### Required work
The lines to extract run from the first line of the material below to the line containing "ax.tick_params(axis='x', pad=12)", both included; leave the pictures behind.

------------

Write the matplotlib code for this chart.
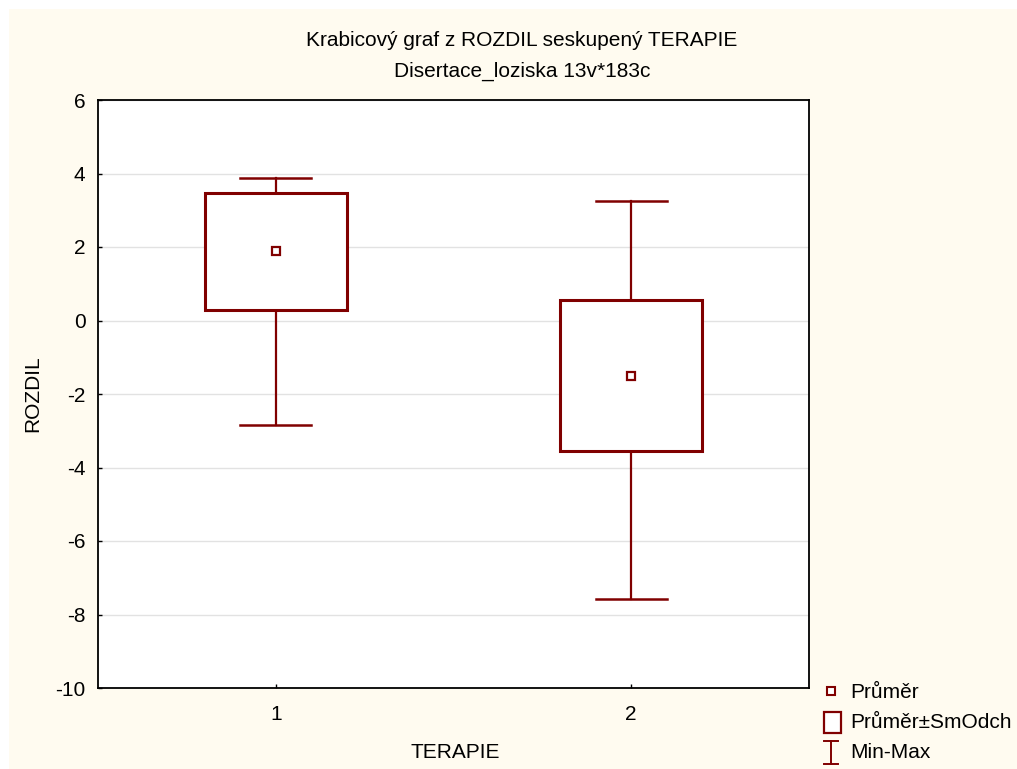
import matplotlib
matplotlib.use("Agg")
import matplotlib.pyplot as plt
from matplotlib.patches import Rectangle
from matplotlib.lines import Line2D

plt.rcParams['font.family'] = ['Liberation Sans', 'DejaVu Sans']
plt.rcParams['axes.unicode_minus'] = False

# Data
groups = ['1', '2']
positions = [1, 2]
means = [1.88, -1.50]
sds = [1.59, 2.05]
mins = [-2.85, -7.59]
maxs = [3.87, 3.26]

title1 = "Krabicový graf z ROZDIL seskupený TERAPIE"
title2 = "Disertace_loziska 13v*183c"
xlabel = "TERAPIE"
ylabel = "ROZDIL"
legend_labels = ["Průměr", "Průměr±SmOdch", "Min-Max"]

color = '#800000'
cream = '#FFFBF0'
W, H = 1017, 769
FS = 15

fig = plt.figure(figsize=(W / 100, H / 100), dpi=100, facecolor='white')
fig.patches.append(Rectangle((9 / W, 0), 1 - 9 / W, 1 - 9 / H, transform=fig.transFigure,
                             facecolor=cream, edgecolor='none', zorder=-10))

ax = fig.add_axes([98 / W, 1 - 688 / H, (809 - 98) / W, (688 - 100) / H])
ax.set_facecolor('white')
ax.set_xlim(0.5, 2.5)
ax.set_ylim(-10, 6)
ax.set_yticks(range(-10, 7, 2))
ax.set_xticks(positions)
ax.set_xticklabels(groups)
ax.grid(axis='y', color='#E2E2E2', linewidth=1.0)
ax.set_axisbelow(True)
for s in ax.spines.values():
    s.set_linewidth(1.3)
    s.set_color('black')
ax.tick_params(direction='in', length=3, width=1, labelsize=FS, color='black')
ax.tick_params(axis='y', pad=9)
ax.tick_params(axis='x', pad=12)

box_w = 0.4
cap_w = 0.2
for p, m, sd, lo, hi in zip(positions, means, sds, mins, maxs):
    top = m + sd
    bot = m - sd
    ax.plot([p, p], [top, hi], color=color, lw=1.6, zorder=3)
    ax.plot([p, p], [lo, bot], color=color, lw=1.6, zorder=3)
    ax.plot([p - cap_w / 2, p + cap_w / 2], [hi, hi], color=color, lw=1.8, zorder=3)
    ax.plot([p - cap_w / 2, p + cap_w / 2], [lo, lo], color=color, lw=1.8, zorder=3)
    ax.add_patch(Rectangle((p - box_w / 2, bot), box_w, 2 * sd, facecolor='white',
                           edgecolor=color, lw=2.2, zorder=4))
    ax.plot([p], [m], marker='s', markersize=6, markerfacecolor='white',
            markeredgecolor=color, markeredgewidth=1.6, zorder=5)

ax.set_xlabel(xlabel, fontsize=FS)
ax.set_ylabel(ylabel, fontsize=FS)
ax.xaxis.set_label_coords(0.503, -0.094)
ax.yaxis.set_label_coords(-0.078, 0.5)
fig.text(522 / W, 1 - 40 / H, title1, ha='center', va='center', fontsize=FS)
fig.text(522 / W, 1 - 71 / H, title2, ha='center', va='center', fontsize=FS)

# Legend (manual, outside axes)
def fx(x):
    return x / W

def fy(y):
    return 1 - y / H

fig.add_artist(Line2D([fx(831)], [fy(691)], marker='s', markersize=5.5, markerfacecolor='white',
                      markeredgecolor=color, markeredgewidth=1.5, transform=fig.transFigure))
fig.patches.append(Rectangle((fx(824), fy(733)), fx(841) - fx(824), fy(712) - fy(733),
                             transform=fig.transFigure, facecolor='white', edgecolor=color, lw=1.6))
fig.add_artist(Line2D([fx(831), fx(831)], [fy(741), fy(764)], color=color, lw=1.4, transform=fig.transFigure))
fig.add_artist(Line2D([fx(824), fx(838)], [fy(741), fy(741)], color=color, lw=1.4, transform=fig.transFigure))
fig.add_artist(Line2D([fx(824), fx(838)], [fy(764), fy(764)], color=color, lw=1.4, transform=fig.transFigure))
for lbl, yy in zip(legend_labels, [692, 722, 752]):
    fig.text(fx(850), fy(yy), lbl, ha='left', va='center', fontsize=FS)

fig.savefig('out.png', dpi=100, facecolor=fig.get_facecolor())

------------

### Exercise answer
Write the matplotlib code for this chart.
import matplotlib
matplotlib.use("Agg")
import matplotlib.pyplot as plt
from matplotlib.patches import Rectangle
from matplotlib.lines import Line2D

plt.rcParams['font.family'] = ['Liberation Sans', 'DejaVu Sans']
plt.rcParams['axes.unicode_minus'] = False

# Data
groups = ['1', '2']
positions = [1, 2]
means = [1.88, -1.50]
sds = [1.59, 2.05]
mins = [-2.85, -7.59]
maxs = [3.87, 3.26]

title1 = "Krabicový graf z ROZDIL seskupený TERAPIE"
title2 = "Disertace_loziska 13v*183c"
xlabel = "TERAPIE"
ylabel = "ROZDIL"
legend_labels = ["Průměr", "Průměr±SmOdch", "Min-Max"]

color = '#800000'
cream = '#FFFBF0'
W, H = 1017, 769
FS = 15

fig = plt.figure(figsize=(W / 100, H / 100), dpi=100, facecolor='white')
fig.patches.append(Rectangle((9 / W, 0), 1 - 9 / W, 1 - 9 / H, transform=fig.transFigure,
                             facecolor=cream, edgecolor='none', zorder=-10))

ax = fig.add_axes([98 / W, 1 - 688 / H, (809 - 98) / W, (688 - 100) / H])
ax.set_facecolor('white')
ax.set_xlim(0.5, 2.5)
ax.set_ylim(-10, 6)
ax.set_yticks(range(-10, 7, 2))
ax.set_xticks(positions)
ax.set_xticklabels(groups)
ax.grid(axis='y', color='#E2E2E2', linewidth=1.0)
ax.set_axisbelow(True)
for s in ax.spines.values():
    s.set_linewidth(1.3)
    s.set_color('black')
ax.tick_params(direction='in', length=3, width=1, labelsize=FS, color='black')
ax.tick_params(axis='y', pad=9)
ax.tick_params(axis='x', pad=12)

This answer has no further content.